Supplied entries:
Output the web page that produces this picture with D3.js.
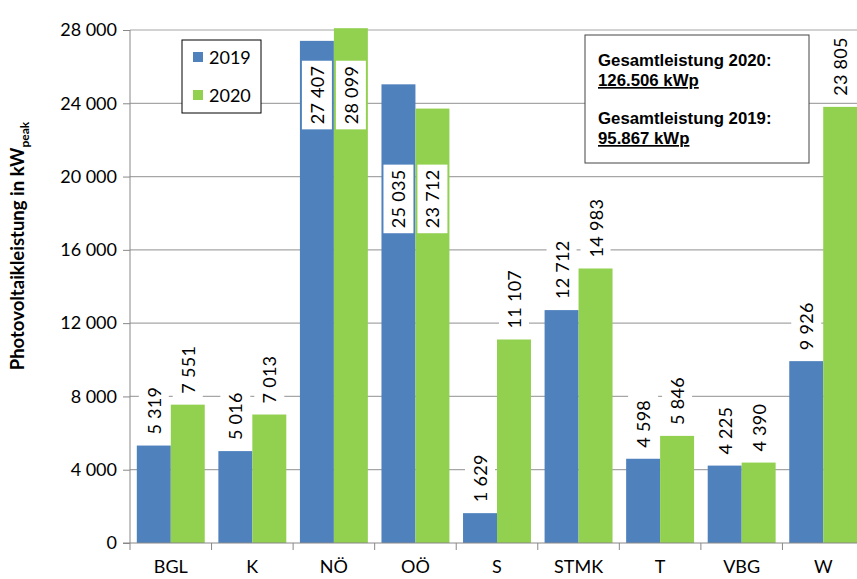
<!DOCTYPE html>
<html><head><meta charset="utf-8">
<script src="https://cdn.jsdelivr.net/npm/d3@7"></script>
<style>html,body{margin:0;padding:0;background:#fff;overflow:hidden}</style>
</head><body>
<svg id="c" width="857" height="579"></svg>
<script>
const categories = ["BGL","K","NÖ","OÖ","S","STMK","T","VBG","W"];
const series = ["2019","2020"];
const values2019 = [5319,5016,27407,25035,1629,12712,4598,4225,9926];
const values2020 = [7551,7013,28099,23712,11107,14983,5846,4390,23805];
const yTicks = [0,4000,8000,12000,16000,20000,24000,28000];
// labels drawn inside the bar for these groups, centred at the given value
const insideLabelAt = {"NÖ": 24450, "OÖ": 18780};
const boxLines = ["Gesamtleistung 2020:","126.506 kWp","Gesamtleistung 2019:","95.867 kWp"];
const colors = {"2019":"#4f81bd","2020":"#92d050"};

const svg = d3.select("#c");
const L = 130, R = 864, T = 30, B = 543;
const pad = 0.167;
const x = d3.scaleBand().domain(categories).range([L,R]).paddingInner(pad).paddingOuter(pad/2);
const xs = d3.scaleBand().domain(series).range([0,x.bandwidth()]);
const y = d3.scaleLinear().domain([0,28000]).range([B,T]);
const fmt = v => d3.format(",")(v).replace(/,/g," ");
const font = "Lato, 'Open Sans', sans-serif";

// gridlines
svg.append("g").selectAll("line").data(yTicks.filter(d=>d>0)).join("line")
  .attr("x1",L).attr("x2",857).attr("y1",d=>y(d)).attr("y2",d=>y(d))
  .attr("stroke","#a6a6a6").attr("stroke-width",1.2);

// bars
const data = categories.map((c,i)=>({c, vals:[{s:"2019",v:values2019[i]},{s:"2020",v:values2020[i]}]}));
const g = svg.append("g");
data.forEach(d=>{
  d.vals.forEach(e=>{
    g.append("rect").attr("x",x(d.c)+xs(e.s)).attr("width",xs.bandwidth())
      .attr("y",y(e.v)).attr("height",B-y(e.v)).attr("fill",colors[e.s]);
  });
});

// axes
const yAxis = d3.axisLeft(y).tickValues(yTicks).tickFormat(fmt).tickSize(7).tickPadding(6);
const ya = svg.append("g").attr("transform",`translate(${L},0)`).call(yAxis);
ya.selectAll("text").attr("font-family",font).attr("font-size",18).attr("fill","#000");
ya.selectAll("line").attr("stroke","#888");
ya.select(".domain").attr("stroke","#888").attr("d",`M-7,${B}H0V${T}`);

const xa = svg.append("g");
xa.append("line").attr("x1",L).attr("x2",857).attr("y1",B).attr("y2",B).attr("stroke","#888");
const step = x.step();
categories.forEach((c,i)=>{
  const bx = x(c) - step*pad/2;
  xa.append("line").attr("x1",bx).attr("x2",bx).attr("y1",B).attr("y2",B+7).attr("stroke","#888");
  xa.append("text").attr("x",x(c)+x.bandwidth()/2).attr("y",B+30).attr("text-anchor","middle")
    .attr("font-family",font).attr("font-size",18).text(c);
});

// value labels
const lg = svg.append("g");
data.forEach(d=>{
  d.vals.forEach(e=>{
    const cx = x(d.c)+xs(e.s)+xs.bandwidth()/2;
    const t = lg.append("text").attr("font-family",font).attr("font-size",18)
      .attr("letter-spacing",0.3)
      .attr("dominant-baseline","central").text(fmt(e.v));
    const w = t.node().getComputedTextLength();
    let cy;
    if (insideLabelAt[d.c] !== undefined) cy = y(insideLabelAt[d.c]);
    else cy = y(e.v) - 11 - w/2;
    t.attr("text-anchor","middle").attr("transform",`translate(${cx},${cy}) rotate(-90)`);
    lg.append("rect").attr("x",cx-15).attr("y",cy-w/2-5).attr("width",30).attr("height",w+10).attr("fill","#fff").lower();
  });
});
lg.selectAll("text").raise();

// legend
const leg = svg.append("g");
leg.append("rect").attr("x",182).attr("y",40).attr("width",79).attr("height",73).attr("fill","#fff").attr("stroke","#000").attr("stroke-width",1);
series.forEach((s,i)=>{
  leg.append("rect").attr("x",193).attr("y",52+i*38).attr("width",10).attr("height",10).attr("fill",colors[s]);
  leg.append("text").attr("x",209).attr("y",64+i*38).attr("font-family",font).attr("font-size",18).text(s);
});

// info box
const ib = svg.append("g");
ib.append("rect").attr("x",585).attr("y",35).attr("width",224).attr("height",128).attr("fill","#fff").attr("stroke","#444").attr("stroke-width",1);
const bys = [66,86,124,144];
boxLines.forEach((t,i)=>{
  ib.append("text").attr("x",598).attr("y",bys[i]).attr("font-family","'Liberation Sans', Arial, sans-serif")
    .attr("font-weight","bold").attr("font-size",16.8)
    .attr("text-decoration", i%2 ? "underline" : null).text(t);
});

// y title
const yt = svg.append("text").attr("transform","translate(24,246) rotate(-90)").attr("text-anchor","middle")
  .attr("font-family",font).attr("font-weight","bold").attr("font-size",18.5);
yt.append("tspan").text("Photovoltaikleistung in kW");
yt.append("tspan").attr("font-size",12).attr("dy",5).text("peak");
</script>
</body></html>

...

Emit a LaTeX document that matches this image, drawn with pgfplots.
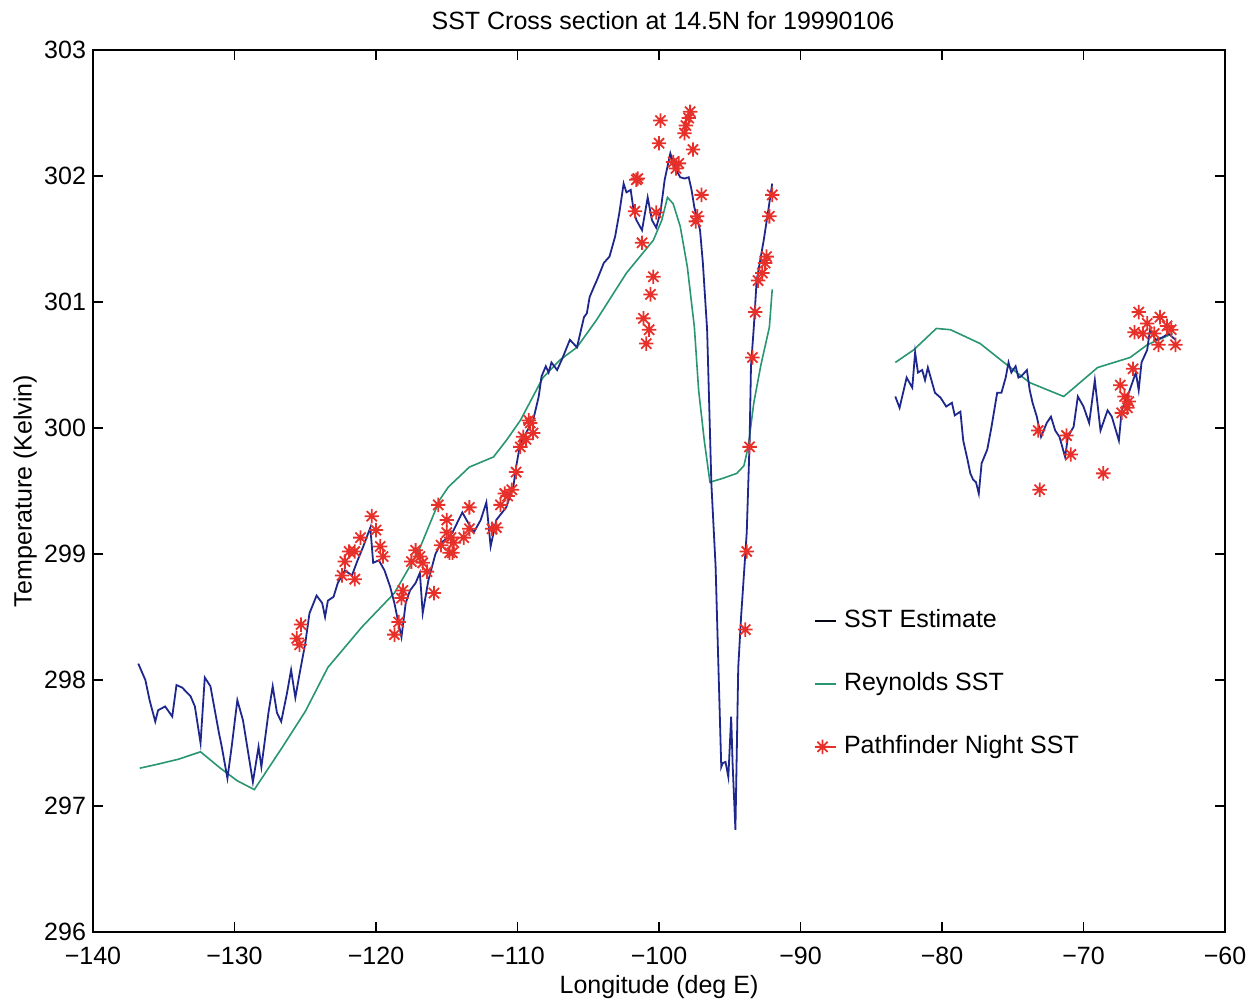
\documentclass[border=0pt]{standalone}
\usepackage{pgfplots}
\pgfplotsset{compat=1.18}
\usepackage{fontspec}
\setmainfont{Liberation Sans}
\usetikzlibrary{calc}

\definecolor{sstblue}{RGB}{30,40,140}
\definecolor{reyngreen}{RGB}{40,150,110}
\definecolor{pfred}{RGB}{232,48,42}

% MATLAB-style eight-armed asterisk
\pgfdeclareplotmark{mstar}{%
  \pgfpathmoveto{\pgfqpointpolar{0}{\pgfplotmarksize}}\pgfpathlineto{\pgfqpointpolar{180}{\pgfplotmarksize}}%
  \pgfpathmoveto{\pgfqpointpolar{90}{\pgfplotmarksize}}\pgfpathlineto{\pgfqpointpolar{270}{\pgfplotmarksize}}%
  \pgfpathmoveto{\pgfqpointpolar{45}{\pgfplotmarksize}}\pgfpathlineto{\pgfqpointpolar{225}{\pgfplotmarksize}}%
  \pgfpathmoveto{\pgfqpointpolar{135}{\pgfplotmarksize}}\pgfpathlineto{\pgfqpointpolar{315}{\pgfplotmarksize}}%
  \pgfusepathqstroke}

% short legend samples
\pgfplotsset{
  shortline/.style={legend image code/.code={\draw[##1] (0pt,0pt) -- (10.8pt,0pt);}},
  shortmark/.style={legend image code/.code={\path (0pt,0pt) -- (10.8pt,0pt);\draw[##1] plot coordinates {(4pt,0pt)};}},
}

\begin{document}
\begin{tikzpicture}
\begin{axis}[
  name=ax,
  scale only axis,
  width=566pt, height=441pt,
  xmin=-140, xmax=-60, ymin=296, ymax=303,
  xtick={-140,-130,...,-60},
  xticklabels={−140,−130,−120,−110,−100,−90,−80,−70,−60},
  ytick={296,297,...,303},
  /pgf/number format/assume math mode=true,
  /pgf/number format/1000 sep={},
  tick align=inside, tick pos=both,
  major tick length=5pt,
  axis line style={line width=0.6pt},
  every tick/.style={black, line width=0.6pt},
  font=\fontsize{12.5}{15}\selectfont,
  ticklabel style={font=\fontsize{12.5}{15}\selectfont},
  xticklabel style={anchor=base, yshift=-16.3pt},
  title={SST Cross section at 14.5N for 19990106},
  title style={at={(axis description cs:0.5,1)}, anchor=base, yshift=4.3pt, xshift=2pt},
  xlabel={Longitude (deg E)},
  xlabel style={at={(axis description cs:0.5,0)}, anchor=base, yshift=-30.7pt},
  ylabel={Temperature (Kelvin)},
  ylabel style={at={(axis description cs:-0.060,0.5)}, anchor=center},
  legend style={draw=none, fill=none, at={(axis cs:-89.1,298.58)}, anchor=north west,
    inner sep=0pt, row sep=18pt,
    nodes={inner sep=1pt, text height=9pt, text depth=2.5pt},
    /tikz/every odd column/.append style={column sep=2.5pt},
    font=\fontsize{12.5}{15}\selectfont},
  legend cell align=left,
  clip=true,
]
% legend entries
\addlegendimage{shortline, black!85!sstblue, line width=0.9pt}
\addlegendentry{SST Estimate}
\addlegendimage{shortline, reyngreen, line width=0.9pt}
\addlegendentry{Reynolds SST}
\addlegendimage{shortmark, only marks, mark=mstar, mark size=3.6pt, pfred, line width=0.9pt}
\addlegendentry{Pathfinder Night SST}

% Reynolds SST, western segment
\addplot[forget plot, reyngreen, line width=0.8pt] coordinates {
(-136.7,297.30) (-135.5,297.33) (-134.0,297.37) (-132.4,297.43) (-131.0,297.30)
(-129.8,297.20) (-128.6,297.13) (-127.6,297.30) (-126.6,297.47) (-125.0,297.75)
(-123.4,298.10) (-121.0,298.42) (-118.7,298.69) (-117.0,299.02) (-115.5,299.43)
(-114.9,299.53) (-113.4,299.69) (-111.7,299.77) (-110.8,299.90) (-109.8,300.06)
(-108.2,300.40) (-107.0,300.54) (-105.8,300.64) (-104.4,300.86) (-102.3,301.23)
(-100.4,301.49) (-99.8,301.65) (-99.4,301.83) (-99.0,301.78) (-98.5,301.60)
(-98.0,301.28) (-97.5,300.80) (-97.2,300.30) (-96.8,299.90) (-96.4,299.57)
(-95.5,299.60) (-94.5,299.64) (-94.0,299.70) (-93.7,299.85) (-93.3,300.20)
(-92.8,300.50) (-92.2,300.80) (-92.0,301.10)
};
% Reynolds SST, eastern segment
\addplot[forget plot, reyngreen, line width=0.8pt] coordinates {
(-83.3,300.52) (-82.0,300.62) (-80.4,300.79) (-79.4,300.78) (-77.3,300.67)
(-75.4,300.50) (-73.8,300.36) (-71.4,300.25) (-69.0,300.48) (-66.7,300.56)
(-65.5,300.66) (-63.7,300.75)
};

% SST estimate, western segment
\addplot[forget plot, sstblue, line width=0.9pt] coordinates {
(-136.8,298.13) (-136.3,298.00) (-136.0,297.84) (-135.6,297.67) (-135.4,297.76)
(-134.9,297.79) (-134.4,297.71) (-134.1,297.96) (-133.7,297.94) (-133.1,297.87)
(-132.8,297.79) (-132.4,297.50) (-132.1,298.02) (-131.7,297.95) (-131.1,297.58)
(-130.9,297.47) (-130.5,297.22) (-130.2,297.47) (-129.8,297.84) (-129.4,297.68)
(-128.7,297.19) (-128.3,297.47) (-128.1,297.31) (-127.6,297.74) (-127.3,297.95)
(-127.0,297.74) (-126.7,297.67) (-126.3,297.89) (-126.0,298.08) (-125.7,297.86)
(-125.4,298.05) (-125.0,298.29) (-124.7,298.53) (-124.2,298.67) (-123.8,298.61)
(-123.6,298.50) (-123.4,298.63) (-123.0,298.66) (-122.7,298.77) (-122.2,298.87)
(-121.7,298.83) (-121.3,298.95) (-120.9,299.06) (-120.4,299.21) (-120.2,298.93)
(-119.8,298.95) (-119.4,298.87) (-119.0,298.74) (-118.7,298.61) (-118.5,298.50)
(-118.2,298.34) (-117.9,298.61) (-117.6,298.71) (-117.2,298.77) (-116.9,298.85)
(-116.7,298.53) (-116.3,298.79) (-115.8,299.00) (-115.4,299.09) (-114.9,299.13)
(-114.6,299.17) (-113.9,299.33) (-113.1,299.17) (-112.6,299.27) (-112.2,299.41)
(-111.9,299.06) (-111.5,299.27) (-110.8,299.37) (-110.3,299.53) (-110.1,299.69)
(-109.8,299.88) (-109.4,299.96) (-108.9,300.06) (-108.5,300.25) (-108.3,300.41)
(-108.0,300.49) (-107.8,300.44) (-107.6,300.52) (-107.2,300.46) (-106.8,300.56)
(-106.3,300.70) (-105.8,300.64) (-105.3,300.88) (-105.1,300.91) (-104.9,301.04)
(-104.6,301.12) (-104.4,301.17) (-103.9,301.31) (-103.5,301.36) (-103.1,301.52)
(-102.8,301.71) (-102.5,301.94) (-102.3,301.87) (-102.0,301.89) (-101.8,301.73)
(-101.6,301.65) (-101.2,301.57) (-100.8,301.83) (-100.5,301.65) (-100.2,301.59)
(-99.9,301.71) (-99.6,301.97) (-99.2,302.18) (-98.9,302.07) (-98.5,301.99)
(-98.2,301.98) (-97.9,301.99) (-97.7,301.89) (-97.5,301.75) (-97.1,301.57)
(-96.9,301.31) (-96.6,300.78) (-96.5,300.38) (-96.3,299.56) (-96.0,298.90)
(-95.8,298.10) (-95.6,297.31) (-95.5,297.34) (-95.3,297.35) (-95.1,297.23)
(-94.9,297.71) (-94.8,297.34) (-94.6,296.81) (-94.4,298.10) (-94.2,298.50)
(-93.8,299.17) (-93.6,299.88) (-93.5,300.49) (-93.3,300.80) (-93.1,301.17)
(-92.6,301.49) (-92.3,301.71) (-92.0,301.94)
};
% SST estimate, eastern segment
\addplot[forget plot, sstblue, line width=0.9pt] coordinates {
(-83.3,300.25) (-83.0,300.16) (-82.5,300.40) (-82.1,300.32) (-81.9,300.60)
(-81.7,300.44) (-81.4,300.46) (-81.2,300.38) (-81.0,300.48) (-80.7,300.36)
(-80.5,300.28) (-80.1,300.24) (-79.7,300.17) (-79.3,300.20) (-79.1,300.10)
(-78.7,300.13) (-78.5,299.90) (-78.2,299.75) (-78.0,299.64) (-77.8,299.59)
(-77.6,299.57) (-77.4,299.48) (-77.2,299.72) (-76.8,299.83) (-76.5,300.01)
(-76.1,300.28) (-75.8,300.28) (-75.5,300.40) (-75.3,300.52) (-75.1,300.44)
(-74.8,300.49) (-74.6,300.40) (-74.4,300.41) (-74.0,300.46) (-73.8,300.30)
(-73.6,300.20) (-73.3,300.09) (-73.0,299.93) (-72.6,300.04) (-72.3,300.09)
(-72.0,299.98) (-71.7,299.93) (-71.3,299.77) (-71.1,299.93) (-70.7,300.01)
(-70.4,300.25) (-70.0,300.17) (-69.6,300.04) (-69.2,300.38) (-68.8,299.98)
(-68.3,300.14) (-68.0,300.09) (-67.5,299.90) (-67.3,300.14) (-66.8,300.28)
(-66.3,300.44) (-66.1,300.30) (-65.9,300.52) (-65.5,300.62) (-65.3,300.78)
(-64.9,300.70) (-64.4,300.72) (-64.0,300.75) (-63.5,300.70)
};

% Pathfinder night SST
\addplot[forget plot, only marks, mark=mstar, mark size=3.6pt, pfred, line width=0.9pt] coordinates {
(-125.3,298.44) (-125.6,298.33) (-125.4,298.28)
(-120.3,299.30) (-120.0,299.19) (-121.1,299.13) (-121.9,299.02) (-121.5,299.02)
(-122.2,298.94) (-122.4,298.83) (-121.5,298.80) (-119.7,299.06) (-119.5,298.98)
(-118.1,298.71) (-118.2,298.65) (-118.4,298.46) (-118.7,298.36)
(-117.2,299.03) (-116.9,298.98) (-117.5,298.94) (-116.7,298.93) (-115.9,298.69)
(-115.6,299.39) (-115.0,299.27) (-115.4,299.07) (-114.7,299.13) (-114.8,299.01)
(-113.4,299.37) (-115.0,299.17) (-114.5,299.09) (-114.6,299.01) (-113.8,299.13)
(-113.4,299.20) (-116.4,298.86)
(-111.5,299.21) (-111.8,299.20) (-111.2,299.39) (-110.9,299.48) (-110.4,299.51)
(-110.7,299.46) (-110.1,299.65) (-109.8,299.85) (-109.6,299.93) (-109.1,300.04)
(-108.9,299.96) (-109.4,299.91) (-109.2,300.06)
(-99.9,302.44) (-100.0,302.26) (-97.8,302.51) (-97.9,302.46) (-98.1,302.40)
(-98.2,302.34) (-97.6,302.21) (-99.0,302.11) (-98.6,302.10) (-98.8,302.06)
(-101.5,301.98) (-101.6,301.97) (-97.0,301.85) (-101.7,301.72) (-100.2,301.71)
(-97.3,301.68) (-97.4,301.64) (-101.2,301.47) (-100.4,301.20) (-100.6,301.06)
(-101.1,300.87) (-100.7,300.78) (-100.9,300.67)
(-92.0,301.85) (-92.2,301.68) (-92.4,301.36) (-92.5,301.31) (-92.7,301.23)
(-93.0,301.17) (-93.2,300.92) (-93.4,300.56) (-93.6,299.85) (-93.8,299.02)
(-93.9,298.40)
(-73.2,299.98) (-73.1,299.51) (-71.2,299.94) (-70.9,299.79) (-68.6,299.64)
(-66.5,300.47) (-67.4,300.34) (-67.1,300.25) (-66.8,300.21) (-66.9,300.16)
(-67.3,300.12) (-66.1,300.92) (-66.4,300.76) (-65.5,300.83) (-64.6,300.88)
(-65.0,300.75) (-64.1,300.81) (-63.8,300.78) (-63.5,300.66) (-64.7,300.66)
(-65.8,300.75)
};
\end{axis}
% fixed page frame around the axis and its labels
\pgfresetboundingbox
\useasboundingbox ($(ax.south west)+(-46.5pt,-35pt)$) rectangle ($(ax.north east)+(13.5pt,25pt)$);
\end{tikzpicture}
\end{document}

==

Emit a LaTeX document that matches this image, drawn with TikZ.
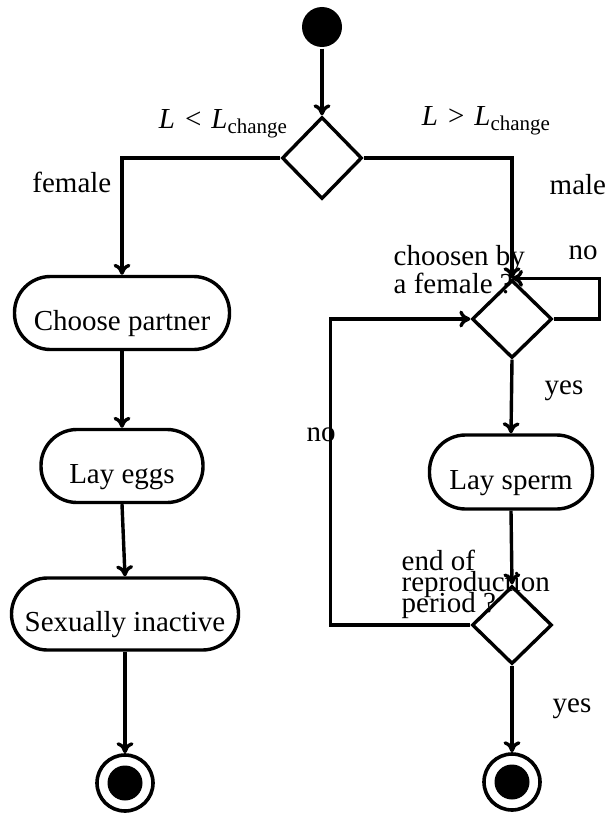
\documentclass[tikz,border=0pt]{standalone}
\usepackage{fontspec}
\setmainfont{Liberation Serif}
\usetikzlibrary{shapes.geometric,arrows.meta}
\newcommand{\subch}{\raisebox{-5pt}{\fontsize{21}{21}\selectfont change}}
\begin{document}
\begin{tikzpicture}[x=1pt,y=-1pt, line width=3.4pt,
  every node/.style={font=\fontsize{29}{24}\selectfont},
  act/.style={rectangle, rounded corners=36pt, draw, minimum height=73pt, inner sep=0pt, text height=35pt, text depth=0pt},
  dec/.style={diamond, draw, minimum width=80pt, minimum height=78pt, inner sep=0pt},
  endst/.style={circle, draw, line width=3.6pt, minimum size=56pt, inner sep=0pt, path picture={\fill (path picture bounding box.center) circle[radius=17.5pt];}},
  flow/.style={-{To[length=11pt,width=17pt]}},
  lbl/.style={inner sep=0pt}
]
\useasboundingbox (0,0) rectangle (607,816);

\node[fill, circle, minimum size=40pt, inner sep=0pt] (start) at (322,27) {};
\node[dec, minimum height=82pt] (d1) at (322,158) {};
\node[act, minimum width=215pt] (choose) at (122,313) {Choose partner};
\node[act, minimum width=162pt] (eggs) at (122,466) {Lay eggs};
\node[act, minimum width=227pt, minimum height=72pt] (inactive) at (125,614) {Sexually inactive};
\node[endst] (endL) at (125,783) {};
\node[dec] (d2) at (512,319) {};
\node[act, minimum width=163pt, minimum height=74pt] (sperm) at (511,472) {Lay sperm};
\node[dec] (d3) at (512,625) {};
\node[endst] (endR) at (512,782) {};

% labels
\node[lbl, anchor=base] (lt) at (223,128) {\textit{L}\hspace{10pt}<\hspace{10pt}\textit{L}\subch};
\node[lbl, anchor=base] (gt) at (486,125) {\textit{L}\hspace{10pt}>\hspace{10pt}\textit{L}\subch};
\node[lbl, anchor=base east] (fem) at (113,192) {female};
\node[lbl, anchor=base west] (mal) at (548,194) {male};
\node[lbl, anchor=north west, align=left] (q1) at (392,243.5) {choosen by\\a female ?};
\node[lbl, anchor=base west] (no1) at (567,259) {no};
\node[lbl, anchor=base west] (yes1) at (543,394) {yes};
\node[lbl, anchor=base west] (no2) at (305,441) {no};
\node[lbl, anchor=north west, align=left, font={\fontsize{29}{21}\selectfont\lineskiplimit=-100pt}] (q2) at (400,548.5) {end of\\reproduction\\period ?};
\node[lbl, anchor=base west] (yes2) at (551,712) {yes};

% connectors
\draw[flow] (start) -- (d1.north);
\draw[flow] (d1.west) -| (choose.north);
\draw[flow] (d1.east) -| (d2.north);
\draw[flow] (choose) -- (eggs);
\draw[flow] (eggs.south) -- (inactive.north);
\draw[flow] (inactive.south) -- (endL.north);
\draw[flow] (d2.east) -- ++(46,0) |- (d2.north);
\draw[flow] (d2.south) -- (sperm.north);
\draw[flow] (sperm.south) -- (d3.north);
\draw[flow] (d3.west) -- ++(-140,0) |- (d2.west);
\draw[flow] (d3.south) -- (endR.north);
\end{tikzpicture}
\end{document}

Exercise objective: Every line from the one containing "Emit a LaTeX document that matches this image, drawn with TikZ." to the one containing "(endR) at (512,782)" should be output exactly, both ends included. Nothing else goes in, and no pictures either.

Exercise response:
Emit a LaTeX document that matches this image, drawn with TikZ.
\documentclass[tikz,border=0pt]{standalone}
\usepackage{fontspec}
\setmainfont{Liberation Serif}
\usetikzlibrary{shapes.geometric,arrows.meta}
\newcommand{\subch}{\raisebox{-5pt}{\fontsize{21}{21}\selectfont change}}
\begin{document}
\begin{tikzpicture}[x=1pt,y=-1pt, line width=3.4pt,
  every node/.style={font=\fontsize{29}{24}\selectfont},
  act/.style={rectangle, rounded corners=36pt, draw, minimum height=73pt, inner sep=0pt, text height=35pt, text depth=0pt},
  dec/.style={diamond, draw, minimum width=80pt, minimum height=78pt, inner sep=0pt},
  endst/.style={circle, draw, line width=3.6pt, minimum size=56pt, inner sep=0pt, path picture={\fill (path picture bounding box.center) circle[radius=17.5pt];}},
  flow/.style={-{To[length=11pt,width=17pt]}},
  lbl/.style={inner sep=0pt}
]
\useasboundingbox (0,0) rectangle (607,816);

\node[fill, circle, minimum size=40pt, inner sep=0pt] (start) at (322,27) {};
\node[dec, minimum height=82pt] (d1) at (322,158) {};
\node[act, minimum width=215pt] (choose) at (122,313) {Choose partner};
\node[act, minimum width=162pt] (eggs) at (122,466) {Lay eggs};
\node[act, minimum width=227pt, minimum height=72pt] (inactive) at (125,614) {Sexually inactive};
\node[endst] (endL) at (125,783) {};
\node[dec] (d2) at (512,319) {};
\node[act, minimum width=163pt, minimum height=74pt] (sperm) at (511,472) {Lay sperm};
\node[dec] (d3) at (512,625) {};
\node[endst] (endR) at (512,782) {};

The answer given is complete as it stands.